◆ Raw records:
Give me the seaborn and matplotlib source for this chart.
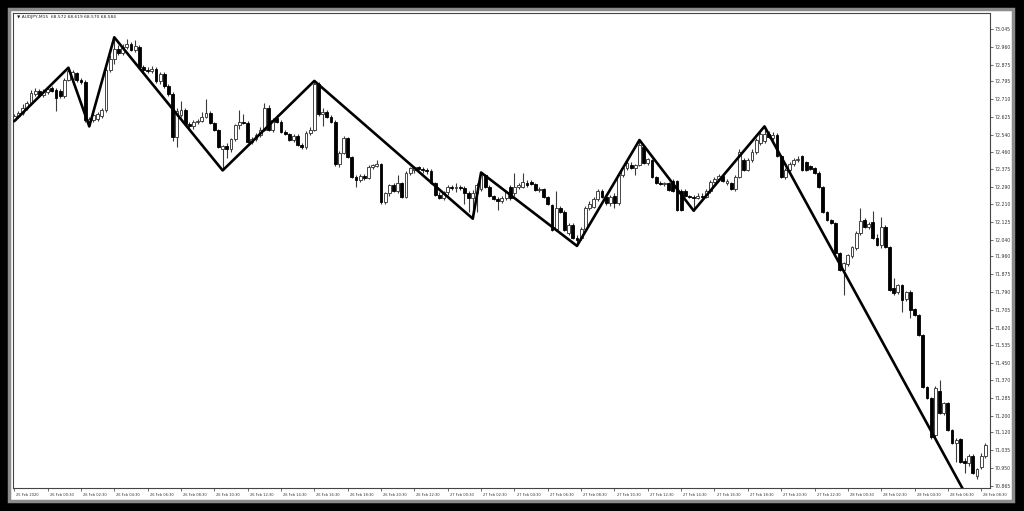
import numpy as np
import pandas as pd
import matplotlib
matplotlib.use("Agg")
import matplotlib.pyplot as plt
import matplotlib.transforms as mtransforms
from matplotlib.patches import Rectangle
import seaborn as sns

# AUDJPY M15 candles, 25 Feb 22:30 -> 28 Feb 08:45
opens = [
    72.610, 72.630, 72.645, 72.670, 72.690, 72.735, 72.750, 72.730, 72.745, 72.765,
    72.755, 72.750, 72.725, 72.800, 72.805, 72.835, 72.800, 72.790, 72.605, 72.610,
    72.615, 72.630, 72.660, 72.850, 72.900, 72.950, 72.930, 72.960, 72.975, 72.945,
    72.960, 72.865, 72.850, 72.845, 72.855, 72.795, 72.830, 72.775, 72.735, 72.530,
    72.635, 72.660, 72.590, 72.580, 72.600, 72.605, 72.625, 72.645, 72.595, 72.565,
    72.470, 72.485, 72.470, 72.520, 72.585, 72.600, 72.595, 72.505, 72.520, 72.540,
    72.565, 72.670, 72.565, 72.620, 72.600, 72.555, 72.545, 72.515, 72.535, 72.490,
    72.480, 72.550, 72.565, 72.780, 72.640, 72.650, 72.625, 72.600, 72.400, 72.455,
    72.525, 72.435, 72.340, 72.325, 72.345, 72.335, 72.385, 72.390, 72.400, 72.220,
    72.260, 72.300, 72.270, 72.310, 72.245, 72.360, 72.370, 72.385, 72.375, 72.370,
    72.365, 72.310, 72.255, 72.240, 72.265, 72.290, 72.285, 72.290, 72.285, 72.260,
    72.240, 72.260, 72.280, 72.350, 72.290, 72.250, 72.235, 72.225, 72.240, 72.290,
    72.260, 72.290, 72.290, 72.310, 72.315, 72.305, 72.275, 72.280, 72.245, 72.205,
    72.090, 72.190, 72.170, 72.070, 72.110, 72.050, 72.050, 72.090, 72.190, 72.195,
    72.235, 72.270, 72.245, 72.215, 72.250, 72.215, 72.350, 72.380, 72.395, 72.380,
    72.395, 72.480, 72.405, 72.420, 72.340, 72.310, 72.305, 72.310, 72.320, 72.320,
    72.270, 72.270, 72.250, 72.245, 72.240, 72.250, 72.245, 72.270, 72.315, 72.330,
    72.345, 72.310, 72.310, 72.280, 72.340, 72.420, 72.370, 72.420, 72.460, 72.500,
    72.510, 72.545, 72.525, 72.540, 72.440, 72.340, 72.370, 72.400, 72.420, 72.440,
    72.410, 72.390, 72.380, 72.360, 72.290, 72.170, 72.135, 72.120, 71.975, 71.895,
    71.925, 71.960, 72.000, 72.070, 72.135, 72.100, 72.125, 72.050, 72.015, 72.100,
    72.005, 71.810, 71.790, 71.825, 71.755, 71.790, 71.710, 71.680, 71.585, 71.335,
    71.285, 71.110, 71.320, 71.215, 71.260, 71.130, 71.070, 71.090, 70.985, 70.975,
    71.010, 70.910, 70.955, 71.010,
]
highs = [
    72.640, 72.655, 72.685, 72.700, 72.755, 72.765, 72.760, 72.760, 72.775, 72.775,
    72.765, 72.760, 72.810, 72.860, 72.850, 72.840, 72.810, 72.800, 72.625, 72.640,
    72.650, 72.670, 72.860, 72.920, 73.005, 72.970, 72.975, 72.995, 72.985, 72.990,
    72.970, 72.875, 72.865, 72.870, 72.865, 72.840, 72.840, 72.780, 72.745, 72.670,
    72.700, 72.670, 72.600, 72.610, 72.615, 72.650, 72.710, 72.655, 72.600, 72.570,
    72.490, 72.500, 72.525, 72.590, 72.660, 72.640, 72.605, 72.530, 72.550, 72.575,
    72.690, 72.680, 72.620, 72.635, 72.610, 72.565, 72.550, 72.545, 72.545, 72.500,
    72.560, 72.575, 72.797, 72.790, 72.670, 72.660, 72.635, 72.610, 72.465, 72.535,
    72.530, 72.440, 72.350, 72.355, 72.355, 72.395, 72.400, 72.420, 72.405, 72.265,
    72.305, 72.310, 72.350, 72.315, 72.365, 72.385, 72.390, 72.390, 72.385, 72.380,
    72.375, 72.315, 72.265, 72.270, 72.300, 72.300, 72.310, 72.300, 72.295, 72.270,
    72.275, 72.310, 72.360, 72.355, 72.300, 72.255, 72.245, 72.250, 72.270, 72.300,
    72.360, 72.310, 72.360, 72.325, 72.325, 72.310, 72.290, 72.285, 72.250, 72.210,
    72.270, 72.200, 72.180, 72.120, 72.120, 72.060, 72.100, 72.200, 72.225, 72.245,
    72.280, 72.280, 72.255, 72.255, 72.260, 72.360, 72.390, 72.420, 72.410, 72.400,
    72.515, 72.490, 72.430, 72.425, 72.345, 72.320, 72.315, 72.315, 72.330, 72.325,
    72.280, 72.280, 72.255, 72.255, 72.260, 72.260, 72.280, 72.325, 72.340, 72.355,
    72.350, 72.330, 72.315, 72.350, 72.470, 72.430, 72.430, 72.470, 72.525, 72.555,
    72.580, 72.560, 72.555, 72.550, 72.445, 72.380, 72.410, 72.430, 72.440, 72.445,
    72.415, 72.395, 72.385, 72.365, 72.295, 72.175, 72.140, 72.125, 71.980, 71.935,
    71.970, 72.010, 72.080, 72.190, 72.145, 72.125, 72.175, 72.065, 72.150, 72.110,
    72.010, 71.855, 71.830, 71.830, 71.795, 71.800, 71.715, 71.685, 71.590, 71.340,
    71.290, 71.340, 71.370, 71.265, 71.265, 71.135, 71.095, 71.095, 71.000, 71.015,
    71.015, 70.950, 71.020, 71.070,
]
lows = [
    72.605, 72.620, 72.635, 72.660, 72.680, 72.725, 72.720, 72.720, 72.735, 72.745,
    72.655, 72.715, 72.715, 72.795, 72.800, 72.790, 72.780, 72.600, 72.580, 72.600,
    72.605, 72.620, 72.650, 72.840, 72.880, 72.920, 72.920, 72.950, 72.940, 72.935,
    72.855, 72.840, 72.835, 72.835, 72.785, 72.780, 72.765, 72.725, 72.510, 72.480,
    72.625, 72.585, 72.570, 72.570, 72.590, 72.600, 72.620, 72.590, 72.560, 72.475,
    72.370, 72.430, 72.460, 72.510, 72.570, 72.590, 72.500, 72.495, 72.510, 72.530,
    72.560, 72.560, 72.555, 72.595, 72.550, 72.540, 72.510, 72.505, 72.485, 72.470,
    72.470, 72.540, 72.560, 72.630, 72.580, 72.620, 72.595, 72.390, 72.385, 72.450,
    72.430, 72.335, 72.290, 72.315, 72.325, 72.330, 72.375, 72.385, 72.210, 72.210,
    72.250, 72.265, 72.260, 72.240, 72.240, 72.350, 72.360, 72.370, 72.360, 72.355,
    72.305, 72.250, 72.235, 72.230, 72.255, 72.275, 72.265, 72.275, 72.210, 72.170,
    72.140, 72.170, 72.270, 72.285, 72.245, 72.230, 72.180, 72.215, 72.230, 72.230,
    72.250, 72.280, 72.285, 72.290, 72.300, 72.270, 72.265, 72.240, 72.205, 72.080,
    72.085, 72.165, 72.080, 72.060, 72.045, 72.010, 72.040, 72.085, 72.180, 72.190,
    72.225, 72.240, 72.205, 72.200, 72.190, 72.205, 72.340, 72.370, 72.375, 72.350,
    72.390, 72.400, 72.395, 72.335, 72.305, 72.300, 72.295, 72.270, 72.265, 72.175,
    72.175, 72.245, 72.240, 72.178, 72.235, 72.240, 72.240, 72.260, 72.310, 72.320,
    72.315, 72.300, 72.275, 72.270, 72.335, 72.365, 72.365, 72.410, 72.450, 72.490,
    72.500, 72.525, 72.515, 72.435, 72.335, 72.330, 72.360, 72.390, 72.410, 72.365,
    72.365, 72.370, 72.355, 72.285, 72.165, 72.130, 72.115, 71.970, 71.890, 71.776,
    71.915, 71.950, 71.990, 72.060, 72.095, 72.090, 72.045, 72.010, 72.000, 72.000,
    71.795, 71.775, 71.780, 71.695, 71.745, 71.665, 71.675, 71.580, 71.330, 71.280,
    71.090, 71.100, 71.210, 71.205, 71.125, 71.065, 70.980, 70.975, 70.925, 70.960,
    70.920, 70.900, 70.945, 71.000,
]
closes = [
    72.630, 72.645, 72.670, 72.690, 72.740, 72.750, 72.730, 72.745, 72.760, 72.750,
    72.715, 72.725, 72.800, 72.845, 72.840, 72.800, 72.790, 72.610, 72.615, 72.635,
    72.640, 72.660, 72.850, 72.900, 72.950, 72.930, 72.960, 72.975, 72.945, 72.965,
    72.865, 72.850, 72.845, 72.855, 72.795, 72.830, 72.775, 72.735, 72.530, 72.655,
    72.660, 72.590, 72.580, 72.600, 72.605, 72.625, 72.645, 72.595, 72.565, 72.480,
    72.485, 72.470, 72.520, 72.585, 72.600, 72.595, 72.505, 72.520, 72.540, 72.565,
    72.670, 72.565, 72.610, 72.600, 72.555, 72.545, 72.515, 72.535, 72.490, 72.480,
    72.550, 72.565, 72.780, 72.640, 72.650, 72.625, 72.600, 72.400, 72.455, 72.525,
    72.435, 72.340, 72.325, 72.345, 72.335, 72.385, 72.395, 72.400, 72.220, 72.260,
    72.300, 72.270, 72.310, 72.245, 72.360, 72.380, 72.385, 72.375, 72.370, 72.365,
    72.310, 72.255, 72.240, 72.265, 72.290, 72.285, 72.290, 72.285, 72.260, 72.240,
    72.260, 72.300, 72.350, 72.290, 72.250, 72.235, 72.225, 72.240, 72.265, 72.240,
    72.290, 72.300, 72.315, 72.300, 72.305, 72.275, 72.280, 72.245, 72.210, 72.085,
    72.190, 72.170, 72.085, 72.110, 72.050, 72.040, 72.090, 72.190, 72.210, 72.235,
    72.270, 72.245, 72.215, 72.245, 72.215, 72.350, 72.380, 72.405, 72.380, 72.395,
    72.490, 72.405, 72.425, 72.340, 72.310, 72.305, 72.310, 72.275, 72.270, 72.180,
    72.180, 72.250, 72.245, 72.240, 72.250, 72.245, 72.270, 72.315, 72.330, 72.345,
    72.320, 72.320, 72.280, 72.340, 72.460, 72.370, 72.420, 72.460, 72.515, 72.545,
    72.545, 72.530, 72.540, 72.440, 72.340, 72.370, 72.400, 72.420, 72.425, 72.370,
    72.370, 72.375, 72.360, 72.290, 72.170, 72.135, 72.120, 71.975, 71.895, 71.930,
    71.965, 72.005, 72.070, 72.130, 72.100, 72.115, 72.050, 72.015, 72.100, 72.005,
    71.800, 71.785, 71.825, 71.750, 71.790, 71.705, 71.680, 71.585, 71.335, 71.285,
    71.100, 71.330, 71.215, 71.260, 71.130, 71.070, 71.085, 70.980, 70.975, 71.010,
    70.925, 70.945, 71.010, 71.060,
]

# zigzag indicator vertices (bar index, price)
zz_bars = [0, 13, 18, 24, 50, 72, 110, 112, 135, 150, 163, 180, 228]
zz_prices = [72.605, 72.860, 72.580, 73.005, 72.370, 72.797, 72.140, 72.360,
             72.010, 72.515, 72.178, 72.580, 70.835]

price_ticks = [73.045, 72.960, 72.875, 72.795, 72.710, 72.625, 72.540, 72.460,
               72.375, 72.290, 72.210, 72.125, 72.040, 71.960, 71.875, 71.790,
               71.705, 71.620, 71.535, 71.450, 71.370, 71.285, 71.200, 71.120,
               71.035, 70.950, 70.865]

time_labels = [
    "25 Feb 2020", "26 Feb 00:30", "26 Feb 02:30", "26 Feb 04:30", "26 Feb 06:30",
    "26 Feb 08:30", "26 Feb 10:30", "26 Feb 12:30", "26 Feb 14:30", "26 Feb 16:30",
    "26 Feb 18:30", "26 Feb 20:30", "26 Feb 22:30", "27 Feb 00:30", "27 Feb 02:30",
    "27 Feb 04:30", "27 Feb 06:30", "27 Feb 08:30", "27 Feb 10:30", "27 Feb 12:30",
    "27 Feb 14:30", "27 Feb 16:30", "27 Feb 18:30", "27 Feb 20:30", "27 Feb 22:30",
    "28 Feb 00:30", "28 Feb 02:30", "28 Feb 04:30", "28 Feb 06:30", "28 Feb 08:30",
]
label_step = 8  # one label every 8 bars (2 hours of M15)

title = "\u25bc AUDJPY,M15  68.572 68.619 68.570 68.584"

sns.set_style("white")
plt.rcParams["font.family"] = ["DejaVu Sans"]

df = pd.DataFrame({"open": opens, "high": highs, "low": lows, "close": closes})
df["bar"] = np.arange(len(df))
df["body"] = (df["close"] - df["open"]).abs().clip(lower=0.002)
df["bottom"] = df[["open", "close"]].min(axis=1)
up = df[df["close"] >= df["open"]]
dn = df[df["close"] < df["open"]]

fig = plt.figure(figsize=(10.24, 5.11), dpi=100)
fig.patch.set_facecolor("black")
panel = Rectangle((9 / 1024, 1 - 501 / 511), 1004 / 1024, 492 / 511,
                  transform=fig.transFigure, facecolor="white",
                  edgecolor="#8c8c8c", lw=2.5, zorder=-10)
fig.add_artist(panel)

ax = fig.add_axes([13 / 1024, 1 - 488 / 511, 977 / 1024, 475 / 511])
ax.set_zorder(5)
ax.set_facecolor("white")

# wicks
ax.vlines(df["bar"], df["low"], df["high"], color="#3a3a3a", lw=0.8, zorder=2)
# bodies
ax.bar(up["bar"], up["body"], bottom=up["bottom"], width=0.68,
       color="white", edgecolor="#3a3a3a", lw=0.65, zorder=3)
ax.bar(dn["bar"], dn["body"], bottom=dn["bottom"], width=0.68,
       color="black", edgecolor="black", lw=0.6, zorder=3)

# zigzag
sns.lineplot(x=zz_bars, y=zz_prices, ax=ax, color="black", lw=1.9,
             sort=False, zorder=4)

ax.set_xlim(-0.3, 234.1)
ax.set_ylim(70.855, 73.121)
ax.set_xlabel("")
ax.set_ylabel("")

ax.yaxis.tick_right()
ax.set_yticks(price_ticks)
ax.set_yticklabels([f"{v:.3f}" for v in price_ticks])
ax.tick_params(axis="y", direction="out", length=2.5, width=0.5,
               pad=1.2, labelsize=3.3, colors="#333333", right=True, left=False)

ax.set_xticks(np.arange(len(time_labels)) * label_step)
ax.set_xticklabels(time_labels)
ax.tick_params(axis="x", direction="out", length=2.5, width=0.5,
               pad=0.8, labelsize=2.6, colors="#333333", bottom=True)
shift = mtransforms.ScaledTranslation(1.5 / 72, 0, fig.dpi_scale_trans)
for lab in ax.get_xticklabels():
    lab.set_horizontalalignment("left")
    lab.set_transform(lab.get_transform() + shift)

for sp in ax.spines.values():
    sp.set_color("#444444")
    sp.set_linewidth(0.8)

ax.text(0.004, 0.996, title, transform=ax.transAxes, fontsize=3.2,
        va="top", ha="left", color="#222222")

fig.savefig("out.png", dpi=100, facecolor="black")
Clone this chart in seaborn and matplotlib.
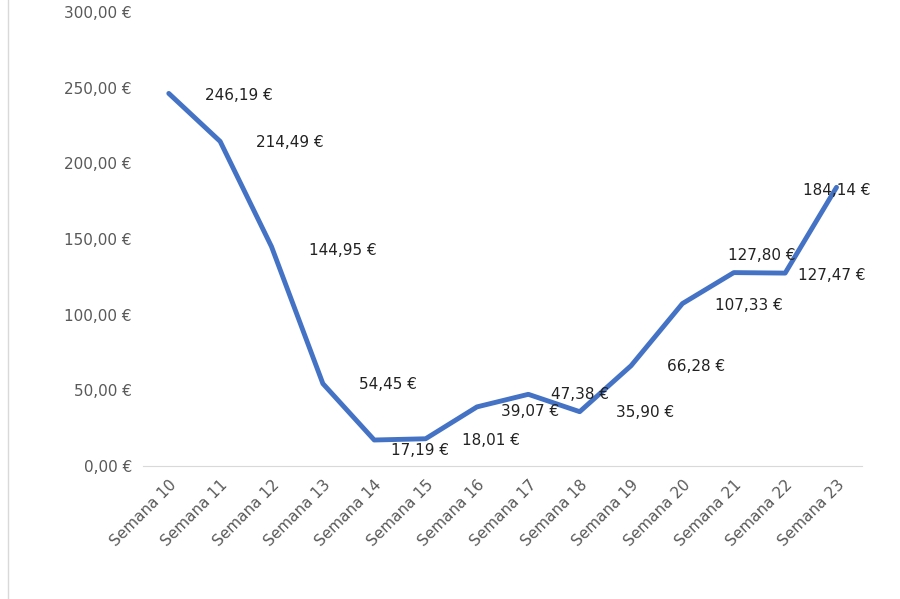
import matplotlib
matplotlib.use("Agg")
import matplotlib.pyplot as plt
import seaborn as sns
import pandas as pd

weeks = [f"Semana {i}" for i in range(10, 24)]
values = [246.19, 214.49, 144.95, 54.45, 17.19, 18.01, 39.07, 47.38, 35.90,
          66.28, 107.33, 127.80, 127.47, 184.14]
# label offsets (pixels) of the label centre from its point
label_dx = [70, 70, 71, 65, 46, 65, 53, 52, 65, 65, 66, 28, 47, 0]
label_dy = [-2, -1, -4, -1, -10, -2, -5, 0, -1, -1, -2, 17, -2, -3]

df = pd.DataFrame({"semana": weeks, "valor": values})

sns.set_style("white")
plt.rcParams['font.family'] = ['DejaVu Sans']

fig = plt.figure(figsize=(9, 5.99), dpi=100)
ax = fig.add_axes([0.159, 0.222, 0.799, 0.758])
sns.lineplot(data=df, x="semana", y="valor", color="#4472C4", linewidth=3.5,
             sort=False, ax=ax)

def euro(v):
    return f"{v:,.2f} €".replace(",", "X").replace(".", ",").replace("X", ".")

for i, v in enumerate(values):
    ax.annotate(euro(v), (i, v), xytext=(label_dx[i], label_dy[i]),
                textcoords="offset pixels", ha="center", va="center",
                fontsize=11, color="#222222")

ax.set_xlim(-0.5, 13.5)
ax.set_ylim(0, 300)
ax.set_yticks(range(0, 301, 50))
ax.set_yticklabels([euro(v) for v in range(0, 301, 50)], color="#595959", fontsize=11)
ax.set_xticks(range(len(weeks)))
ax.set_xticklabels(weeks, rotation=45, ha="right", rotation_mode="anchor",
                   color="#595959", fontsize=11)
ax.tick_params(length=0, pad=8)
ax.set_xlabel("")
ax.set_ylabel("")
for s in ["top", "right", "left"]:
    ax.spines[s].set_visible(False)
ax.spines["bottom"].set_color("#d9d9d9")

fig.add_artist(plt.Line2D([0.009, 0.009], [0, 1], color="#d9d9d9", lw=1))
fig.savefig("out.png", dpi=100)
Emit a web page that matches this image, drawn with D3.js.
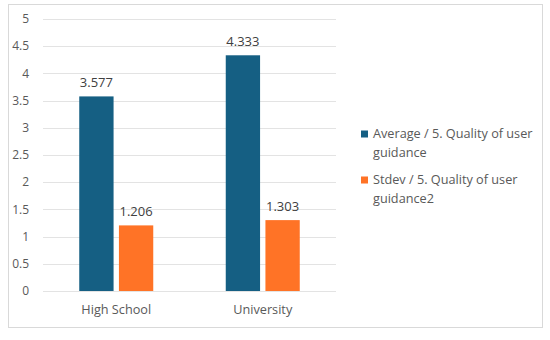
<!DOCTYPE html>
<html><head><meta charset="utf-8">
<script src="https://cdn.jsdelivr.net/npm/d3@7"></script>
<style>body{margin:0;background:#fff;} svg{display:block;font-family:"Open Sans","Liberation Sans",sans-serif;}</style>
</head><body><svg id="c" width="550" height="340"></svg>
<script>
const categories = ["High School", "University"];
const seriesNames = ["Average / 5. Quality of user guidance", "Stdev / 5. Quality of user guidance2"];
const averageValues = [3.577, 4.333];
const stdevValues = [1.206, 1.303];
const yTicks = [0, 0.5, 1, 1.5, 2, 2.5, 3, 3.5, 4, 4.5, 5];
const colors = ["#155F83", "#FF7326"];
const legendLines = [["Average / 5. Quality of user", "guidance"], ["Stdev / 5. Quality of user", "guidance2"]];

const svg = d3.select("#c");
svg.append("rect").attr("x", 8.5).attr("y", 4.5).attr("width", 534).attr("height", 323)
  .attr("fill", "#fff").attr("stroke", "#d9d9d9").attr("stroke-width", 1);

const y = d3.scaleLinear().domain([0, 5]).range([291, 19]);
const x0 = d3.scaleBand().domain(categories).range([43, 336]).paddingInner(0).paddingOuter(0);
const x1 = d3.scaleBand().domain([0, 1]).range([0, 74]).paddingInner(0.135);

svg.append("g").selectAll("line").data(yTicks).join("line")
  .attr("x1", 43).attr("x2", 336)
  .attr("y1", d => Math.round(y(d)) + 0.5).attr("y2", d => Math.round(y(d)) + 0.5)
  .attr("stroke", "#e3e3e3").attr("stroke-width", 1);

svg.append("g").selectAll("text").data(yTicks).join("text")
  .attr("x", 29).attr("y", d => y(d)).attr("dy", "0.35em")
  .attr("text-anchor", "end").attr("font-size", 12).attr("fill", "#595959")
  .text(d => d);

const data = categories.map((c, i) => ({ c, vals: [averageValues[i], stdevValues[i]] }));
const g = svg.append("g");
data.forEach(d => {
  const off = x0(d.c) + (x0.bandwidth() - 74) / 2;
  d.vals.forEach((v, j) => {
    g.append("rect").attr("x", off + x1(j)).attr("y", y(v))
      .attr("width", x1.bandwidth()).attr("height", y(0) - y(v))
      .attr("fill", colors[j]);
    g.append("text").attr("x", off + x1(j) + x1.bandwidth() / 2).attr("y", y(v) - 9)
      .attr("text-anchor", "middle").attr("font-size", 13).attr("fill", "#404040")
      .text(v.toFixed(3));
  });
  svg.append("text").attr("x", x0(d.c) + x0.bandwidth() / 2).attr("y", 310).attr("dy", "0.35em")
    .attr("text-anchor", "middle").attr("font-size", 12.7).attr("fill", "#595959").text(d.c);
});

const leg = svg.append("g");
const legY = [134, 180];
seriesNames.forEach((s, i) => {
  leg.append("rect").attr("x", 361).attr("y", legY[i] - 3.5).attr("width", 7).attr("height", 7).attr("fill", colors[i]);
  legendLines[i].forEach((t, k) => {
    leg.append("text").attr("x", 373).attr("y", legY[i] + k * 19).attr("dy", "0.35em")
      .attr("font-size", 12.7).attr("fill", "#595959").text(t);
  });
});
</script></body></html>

◆ Given task: Among the entries above, how many lines include the word "chart"? Give the number with no comment.

◆ Exercise answer: 2